Intel® FPGA SDK for OpenCL™ Pro Edition: Programming Guide

ID 683846
Date 12/19/2022
Public
Document Table of Contents

5.6. Implementing Arbitrary Precision Integers

Use the Intel® FPGA SDK for OpenCL™ arbitrary precision integer extension to define integers with a custom bit-width. You can define integer custom bit-widths up to and including 64 bits.

To use the arbitrary precision integer extension, include the following line in your list of header files in your kernel code:
#include "ihc_apint.h"
When you compile a kernel that includes the ihc_apint.h header file, you must include the -I $INTELFPGAOCLSDKROOT/include/kernel_headers option with the aoc command. For example:
aoc <other command options> -I $INTELFPGAOCLSDKROOT/include/kernel_headers <my_kernel_file>

The header defines signed and unsigned arbitrary precision integer type definitions of the form intd_t and uintd_t, where d is the bit width of the type.

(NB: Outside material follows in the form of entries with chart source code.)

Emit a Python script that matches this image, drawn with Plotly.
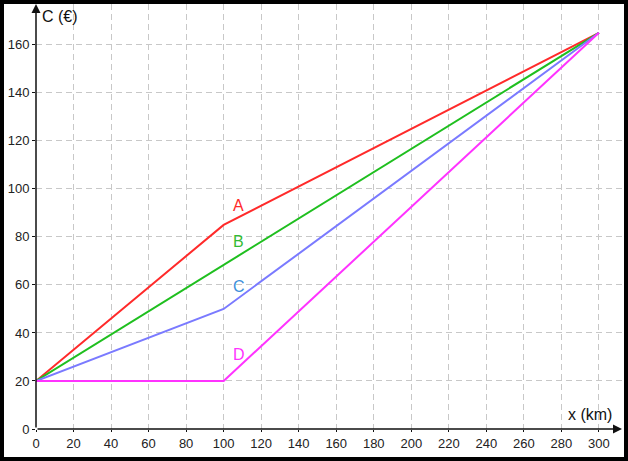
import plotly.graph_objects as go

# Data
x_pts = [0, 100, 300]
series = {
    "A": [20, 85, 165],
    "B": [20, 68.33, 165],
    "C": [20, 50, 165],
    "D": [20, 20, 165],
}
line_colors = {"A": "#ff2a2a", "B": "#1fbf1f", "C": "#7a7aff", "D": "#ff33ff"}
label_colors = {"A": "#ff2a2a", "B": "#33bb33", "C": "#3d8fdb", "D": "#ff33ff"}
label_pos = {"A": (108, 93), "B": (108, 78), "C": (108, 59.5), "D": (108, 31)}

x_ticks = list(range(0, 301, 20))
y_ticks = list(range(0, 161, 20))

W, H = 628, 461
L, R, T, B = 36, 6, 4, 32
X_MAX, Y_MAX = 312.3, 177
pw, ph = W - L - R, H - T - B

fig = go.Figure()
for name, ys in series.items():
    fig.add_trace(go.Scatter(x=x_pts, y=ys, mode="lines",
                             line=dict(color=line_colors[name], width=2),
                             showlegend=False, hoverinfo="skip"))

font = dict(family="Liberation Sans, Arial, sans-serif", size=13, color="#222")

for name, (lx, ly) in label_pos.items():
    fig.add_annotation(x=lx, y=ly, text=name, showarrow=False,
                       font=dict(family="Liberation Sans, Arial", size=16, color=label_colors[name]))

# axis arrows
fig.add_annotation(x=X_MAX, y=0, ax=0, ay=0, axref="x", ayref="y", xref="x", yref="y",
                   showarrow=True, arrowhead=2, arrowsize=1.2, arrowwidth=1.5, arrowcolor="#111", text="")
fig.add_annotation(x=0, y=Y_MAX, ax=0, ay=0, axref="x", ayref="y", xref="x", yref="y",
                   showarrow=True, arrowhead=2, arrowsize=1.2, arrowwidth=1.5, arrowcolor="#111", text="")

# axis titles
fig.add_annotation(x=2, y=Y_MAX - 5, text="C (€)", showarrow=False, xanchor="left", yanchor="middle",
                   font=dict(family="Liberation Sans, Arial", size=16, color="#111"))
fig.add_annotation(x=308, y=6, text="x (km)", showarrow=False, xanchor="right", yanchor="middle",
                   font=dict(family="Liberation Sans, Arial", size=16, color="#111"))

# black frame
def px2x(px):
    return (px - L) / pw
def py2y(py):
    return (H - B - py) / ph
fig.add_shape(type="rect", xref="paper", yref="paper",
              x0=px2x(2), x1=px2x(W - 2), y0=py2y(H - 2), y1=py2y(2),
              line=dict(color="black", width=4))

fig.update_xaxes(range=[0, X_MAX], tickvals=x_ticks, showgrid=True, gridcolor="#c8c8c8",
                 griddash="6px,4px", gridwidth=1, zeroline=False, showline=False,
                 ticks="outside", ticklen=2, tickcolor="#111", tickfont=font)
fig.update_yaxes(range=[0, Y_MAX], tickvals=y_ticks, showgrid=True, gridcolor="#c8c8c8",
                 griddash="6px,4px", gridwidth=1, zeroline=False, showline=False,
                 ticks="outside", ticklen=3, tickcolor="#111", tickfont=font)

fig.update_layout(width=W, height=H, margin=dict(l=L, r=R, t=T, b=B),
                  paper_bgcolor="white", plot_bgcolor="white")

fig.write_html("out.html", config={"displayModeBar": False},
               post_script="document.body.style.margin='0';document.body.style.overflow='hidden';")
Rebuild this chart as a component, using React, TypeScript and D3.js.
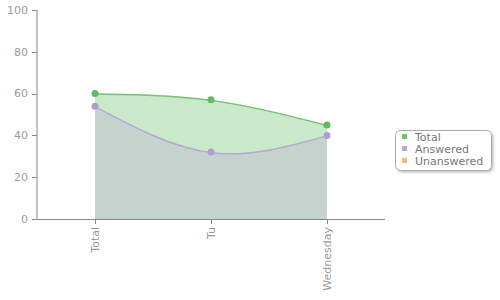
import React from "react";
import * as d3 from "d3";

const categories = ["Total", "Tu", "Wednesday"];
const totalValues = [60, 57, 45];
const answeredValues = [54, 32, 40];
const unansweredValues = [0, 0, 0];
const yTicks = [0, 20, 40, 60, 80, 100];
const legendLabels = ["Total", "Answered", "Unanswered"];
const legendColors = ["#6cc46c", "#b8a6d6", "#ffb870"];

export default function App() {
  const W = 500, H = 300;
  const left = 37, right = 385, top = 10, bottom = 219;
  const x = d3.scaleBand<string>().domain(categories).range([left, right]).padding(0);
  const cx = (c: string) => (x(c) as number) + x.bandwidth() / 2;
  const y = d3.scaleLinear().domain([0, 100]).range([bottom, top]);

  const mk = (vals: number[]) => vals.map((v, i) => ({ c: categories[i], v }));
  const area = d3.area<{ c: string; v: number }>()
    .x(d => cx(d.c)).y0(y(0)).y1(d => y(d.v)).curve(d3.curveNatural);
  const line = d3.line<{ c: string; v: number }>()
    .x(d => cx(d.c)).y(d => y(d.v) + 0.5).curve(d3.curveNatural);

  const font = "'DejaVu Sans', Verdana, sans-serif";
  const tot = mk(totalValues), ans = mk(answeredValues), un = mk(unansweredValues);

  return (
    <svg width={W} height={H} style={{ position: "absolute", left: 0, top: 0, background: "#fff" }} fontFamily={font}>
      <defs>
        <filter id="sh" x="-10%" y="-10%" width="130%" height="140%">
          <feDropShadow dx="1.5" dy="1.5" stdDeviation="1" floodColor="#000" floodOpacity="0.25" />
        </filter>
      </defs>
      <path d={area(tot) ?? ""} fill="#cae9c9" />
      <path d={area(ans) ?? ""} fill="#c5d2ce" />
      <path d={line(tot) ?? ""} fill="none" stroke="#74c474" strokeWidth={1.5} />
      <path d={line(ans) ?? ""} fill="none" stroke="#b6a6d2" strokeWidth={1.5} />
      <path d={line(un) ?? ""} fill="none" stroke="#f5b57a" strokeWidth={1} />
      {/* axes */}
      <line x1={left} x2={left} y1={top} y2={bottom} stroke="#888" />
      <line x1={left} x2={right} y1={bottom + 0.5} y2={bottom + 0.5} stroke="#888" strokeWidth={1.2} />
      {yTicks.map(t => (
        <g key={t}>
          <line x1={32} x2={left} y1={Math.round(y(t)) + 0.5} y2={Math.round(y(t)) + 0.5} stroke="#888" />
          <text x={28} y={y(t)} dy="0.35em" textAnchor="end" fontSize={11} fill="#999">{t}</text>
        </g>
      ))}
      {categories.map(c => (
        <g key={c}>
          <line x1={Math.round(cx(c)) + 0.5} x2={Math.round(cx(c)) + 0.5} y1={bottom} y2={bottom + 5} stroke="#888" />
          <text transform={`translate(${cx(c)},${bottom + 8}) rotate(-90)`} dy="0.35em" textAnchor="end" fontSize={11} fill="#999">{c}</text>
        </g>
      ))}
      {tot.map(d => <circle key={"t" + d.c} cx={cx(d.c)} cy={y(d.v)} r={3.5} fill="#62bb62" />)}
      {ans.map(d => <circle key={"a" + d.c} cx={cx(d.c)} cy={y(d.v)} r={3.5} fill="#b09dd0" />)}
      {/* legend */}
      <rect x={395.5} y={130.5} width={96} height={40} rx={5} fill="#fff" stroke="#aaa" filter="url(#sh)" />
      {legendLabels.map((l, i) => (
        <g key={l}>
          <rect x={402} y={134 + i * 12} width={5} height={5} fill={legendColors[i]} />
          <text x={415} y={137 + i * 12} dy="0.35em" fontSize={11} fill="#777">{l}</text>
        </g>
      ))}
    </svg>
  );
}
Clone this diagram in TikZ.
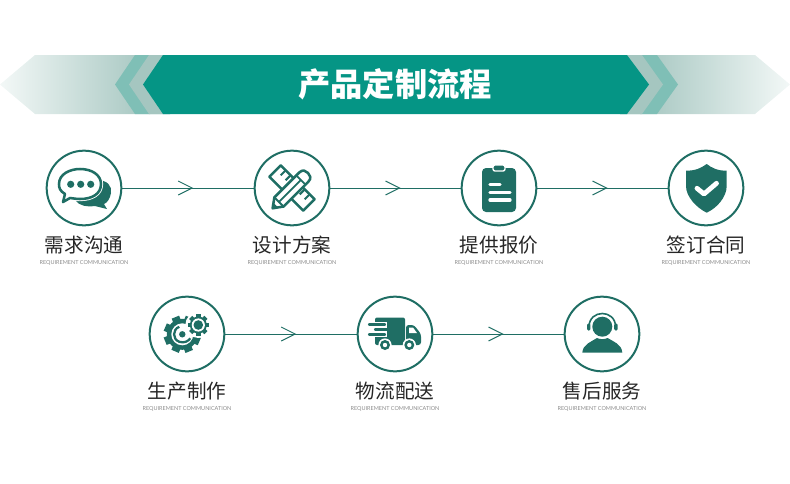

For example, you can declare a 10-bit signed and unsigned arbitrary precision integers as follows:
int10_t x_signed;
uint10_t x_unsigned;

You can declare arbitrary precision integers with widths up to 64 bits.

If you do operations where the bit width of the result is larger than the bit widths of the arguments, you must explicitly cast one of the arguments to the resulting bit width.

For example, if you had the following operation, the result overflows the declared size of the integer:
int10_t a;
int10_t b;
int20_t res;

res = a * b;

In the example, the compiler attempts to instantiate a multiplier that multiplies two 10-bit integers and put the results into another 10-bit integer. The result is then sign extended or zero extended up to 20-bits.

To prevent the overflow, explicitly cast one of the arguments to the resulting bit width as follows:
res = ((int20_t)a) * b
Remember:

When you compile a program for x86-64 platforms, the bit widths for arbitrary precisions integers are rounded up to either 32 bits or 64 bits. When you compile a kernel for an FPGA platform, the bit widths are not rounded up and the arbitrary precision integers remain at their declared bit width.

As a result, an operation that appears to work correctly in an x86-64 program can overflow and lose precision when you compile that same operation in an FPGA kernel. The additional precision provided by bit-width rounding on x86-64 platforms masks possible overflow and precision-loss problems you might encounter when your compile your FPGA kernel.